[EXERCISE]: Pick out each line in these entries that contains the string "image".

(Figure scripts)
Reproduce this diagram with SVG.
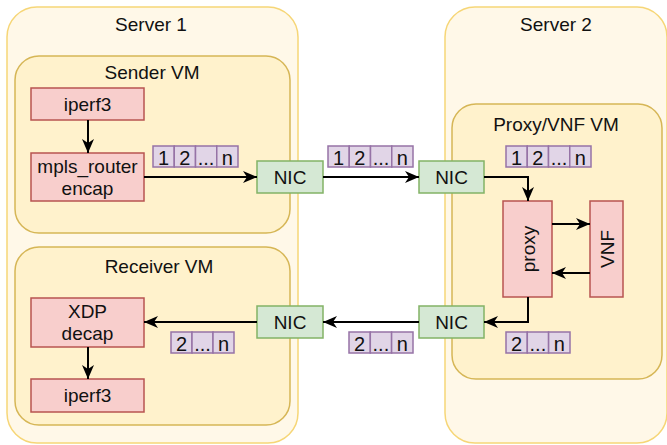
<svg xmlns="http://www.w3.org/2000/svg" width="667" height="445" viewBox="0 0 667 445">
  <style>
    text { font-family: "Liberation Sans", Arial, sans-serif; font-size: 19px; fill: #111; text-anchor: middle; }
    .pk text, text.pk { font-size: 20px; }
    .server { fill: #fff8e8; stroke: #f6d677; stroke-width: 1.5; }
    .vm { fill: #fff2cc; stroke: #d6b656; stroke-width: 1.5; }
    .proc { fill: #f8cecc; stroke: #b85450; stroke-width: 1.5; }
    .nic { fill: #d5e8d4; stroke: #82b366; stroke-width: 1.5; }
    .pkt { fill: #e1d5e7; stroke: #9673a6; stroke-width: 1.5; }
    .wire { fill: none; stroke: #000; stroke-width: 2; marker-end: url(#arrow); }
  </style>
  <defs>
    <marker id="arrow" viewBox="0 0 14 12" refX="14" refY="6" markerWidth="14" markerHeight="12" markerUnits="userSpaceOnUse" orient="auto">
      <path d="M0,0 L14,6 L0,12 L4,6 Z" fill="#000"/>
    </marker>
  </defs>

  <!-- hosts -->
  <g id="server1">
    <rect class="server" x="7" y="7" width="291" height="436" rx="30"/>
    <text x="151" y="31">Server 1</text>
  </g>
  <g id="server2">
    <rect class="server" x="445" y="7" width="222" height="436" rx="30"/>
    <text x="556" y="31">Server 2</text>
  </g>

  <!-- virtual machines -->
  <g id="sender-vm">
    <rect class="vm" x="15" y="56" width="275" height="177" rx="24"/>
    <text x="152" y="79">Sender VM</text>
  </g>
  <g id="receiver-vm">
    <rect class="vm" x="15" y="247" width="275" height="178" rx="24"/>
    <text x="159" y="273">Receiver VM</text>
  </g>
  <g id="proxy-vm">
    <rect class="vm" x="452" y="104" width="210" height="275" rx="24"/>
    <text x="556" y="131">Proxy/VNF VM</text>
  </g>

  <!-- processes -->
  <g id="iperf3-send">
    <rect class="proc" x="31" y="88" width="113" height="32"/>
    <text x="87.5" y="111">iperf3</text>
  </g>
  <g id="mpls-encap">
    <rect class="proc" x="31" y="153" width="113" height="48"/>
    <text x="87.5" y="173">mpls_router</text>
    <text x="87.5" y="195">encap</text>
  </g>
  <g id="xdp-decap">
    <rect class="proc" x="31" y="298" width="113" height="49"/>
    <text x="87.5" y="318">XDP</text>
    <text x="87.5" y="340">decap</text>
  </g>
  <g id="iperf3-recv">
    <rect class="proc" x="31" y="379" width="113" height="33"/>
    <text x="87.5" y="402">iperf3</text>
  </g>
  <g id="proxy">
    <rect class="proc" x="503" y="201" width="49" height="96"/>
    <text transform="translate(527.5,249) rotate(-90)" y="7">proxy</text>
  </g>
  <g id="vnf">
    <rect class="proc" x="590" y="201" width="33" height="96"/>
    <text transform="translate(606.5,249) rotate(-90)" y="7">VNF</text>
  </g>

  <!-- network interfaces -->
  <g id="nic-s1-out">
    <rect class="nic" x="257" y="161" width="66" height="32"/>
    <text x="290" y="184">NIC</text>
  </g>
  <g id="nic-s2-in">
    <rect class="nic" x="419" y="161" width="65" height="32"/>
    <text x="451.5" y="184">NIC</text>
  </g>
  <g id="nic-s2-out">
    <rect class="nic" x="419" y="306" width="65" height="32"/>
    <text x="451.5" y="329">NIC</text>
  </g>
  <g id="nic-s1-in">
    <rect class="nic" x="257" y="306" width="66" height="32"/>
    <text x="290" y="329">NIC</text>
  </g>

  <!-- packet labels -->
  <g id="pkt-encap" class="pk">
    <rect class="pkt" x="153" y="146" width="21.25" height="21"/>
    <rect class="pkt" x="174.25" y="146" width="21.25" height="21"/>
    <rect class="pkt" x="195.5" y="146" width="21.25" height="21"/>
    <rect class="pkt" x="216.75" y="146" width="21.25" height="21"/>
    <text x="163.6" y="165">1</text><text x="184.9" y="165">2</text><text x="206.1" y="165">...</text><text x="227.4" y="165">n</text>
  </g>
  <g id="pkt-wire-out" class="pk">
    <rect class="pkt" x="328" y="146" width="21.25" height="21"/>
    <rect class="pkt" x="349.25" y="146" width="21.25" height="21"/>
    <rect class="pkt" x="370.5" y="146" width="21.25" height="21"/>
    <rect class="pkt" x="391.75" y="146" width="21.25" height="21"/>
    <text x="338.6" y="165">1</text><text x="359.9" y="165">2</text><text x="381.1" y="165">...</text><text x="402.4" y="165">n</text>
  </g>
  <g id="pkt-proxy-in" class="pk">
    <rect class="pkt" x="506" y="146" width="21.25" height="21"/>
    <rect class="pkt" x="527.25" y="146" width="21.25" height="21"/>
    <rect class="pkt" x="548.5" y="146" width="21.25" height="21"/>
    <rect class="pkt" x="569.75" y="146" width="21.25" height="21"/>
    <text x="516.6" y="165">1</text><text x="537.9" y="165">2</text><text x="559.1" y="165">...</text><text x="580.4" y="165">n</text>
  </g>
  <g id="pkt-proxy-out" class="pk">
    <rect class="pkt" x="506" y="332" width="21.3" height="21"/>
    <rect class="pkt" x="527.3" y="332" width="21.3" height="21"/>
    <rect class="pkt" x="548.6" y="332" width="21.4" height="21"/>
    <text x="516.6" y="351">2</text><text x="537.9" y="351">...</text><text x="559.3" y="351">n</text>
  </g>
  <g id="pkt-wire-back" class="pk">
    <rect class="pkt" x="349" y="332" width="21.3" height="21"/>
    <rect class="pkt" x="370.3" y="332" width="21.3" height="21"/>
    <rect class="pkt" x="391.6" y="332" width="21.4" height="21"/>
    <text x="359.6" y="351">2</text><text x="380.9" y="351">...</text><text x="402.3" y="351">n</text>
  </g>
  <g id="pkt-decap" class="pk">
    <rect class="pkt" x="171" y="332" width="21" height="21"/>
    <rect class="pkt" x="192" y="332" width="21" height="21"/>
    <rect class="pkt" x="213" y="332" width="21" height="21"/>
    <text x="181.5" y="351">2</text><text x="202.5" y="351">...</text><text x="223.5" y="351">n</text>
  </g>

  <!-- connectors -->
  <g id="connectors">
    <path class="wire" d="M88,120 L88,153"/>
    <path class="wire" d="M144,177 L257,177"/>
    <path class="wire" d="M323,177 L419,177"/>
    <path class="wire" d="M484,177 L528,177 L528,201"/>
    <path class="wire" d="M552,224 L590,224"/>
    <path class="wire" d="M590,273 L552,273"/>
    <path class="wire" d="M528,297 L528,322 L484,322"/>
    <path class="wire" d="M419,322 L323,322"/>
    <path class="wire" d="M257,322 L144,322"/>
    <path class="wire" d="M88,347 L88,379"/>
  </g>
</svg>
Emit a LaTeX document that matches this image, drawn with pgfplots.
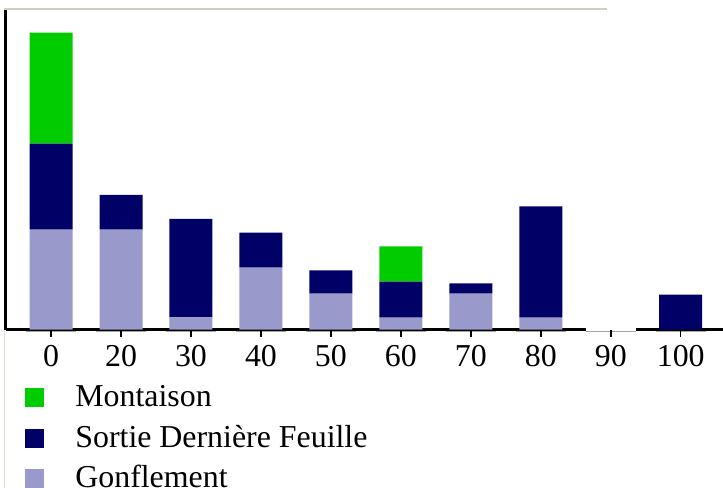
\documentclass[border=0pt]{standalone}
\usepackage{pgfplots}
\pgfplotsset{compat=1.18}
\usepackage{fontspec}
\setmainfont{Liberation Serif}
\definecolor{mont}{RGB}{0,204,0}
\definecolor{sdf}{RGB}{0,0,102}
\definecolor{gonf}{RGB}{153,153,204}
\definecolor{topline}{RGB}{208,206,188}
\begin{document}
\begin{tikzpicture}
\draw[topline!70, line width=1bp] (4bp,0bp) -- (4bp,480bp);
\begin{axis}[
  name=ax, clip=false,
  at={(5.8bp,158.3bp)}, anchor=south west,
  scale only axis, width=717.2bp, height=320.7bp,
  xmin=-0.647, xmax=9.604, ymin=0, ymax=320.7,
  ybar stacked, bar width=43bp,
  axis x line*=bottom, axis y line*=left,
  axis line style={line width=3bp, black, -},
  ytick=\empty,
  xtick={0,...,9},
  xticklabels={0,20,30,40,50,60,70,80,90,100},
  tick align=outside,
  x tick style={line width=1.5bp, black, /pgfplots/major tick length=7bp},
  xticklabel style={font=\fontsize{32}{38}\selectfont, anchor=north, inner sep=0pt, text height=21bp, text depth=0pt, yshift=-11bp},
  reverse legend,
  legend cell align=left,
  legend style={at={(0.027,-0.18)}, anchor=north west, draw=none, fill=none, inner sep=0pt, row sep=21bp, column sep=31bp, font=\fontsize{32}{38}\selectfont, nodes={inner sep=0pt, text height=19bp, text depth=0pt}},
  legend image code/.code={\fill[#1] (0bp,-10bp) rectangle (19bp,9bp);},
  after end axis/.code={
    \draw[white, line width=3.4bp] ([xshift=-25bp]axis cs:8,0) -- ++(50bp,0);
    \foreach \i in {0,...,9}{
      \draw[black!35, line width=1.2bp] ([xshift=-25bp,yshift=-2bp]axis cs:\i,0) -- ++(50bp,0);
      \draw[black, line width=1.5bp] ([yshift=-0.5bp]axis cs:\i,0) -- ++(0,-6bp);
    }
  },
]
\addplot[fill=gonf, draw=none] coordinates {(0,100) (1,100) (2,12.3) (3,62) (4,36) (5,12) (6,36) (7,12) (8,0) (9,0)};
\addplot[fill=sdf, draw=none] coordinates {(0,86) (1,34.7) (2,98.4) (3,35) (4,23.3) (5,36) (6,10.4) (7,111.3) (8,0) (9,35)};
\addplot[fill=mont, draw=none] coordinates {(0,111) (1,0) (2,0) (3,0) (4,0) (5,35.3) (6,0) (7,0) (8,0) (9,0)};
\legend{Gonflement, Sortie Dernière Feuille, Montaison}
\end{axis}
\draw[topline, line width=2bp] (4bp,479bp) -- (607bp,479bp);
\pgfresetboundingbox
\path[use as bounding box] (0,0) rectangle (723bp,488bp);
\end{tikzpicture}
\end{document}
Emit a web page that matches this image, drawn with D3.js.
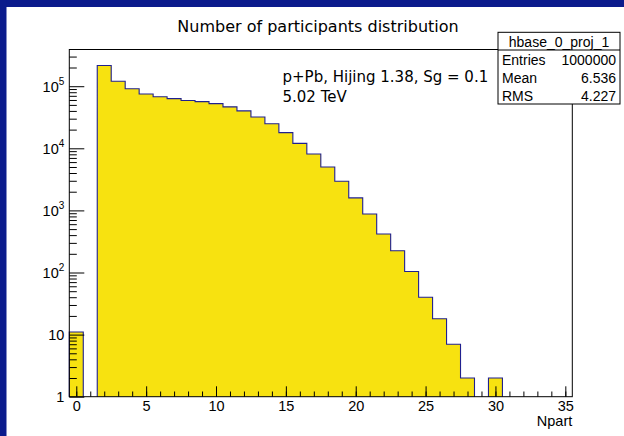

[EXPECTED ANSWER]:
Emit a LaTeX document that matches this image, drawn with pgfplots.
  legend image code/.code={\fill[#1] (0bp,-10bp) rectangle (19bp,9bp);},
Emit a web page that matches this image, drawn with D3.js.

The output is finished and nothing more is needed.